A advogada Luana Vieira, a mãe, de 72 anos, e dois cachorros da família, viveram um momento dramático na manhã de domingo, no Parque da Cidade. Eles foram atacados por um exame de abelhas à altura do Estacionamento 7. Tufão, um dos cachorros, não resistiu e morreu. Provavelmente, salvou a família de consequências mais graves. Luana tem razão em um ponto: a administração do Parque deveria avisar aos frequentadores sobre o perigo das abelhas.
Senti-me na pele da família, pois, durante a adolescência, vivi experiência semelhante. Meu pai era um sertanejo pernambucano impulsivo, voluntarioso e temerário. Certo dia, resolveu instalar uma colmeia em um armário no quintal, bem próximo à casa. Alertei para o perigo, mas ele era teimoso. De fato, chegaram à colher muitos favos saborosos de mel.
No entanto, numa tarde, um enxame de abelhas africanas misturou-se com a colmeia da casa e provocou o caos. A gente ouvia o zumbido rascante e as nuvens de insetos movendo-se furiosamente no espaço aéreo. Atacavam tudo que encontrassem pela frente. Galinhas tombavam estateladas. Com a impulsividade de sempre, meu pai apanhou gasolina e ateou fogo ao armário.
Aí é que elas se assanharam mesmo. Investiram contra nós, picaram a família inteira, atacaram as pessoas que passavam na rua. Misturaram-se com a fumaça. Mas, finalmente, tudo serenou.

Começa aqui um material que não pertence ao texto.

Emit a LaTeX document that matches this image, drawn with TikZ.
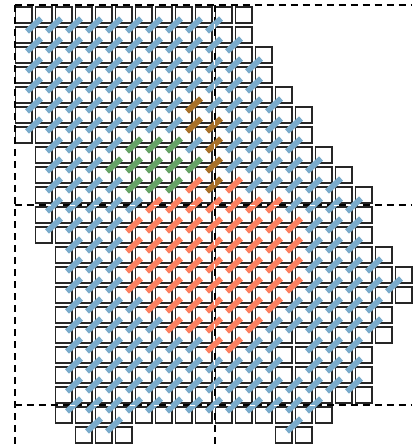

E, neste momento, vivemos um lance que parece extraído diretamente de uma trama de realismo fantástico de Gabriel García Marquez.
Enterramos no quintal algumas galinhas que quedaram desfalecidas. Todavia, para nossa estupefação, de repente, elas emergiam sujas de terra, renascidas do chão. Julgávamos que elas estivessem mortas, mas estavam apenas anestesiadas pelo veneno inoculado pelas abelhas.
Entretanto, voltemos a Brasília. Já foram 60 acidentes com abelhas de janeiro a junho. Para tentar entender um pouco do que está acontecendo, telefonei para Thiago Roure, vizinho de condomínio, que acaba de concluir doutorado sobre como a fertilização afeta a comunidade de plantas do Cerrado. E uma parte da pesquisa foi sobre os efeitos no comportamento das abelhas na polinização de plantas e de flores.
O aumento da incidência de ataques de abelhas nas cidades é sinal de quê? A resposta é de uma obviedade humilhante. De desmatamento, de queimadas, de destruição do meio ambiente, constata Thiago: “Não sou eu que está dizendo isso, são os cientistas de todo o mundo”.
Grande parte das frutas que comemos ou mesmo de plantas não comestíveis é polinizada pelas abelhas. Quando existem abelhas, a semente tem mais qualidade e o fruto é mais saudável. Elas ajudam a manter os ambientes nativos do Cerrado. É a vegetação que controla a qualidade da nossa água. O que é preciso fazer? Parar de desmatar, parar de destruir o meio ambiente, brada Thiago.
Bicho depende de planta: “A natureza não é composta de caixinhas isoladas. No ecossistema, cada elemento conversa com o outro. Estamos destruindo a casa dos bichos. Com isso, aumenta a quantidade de bicho vindo para a cidade. Isso afeta, inclusive, pandemias como é o caso do coronavírus. Pode provocar a contaminação por outros vírus. A culpa não é do morcego, é nossa. O morcego é um polinizador importantíssimo, além de controlar os insetos”.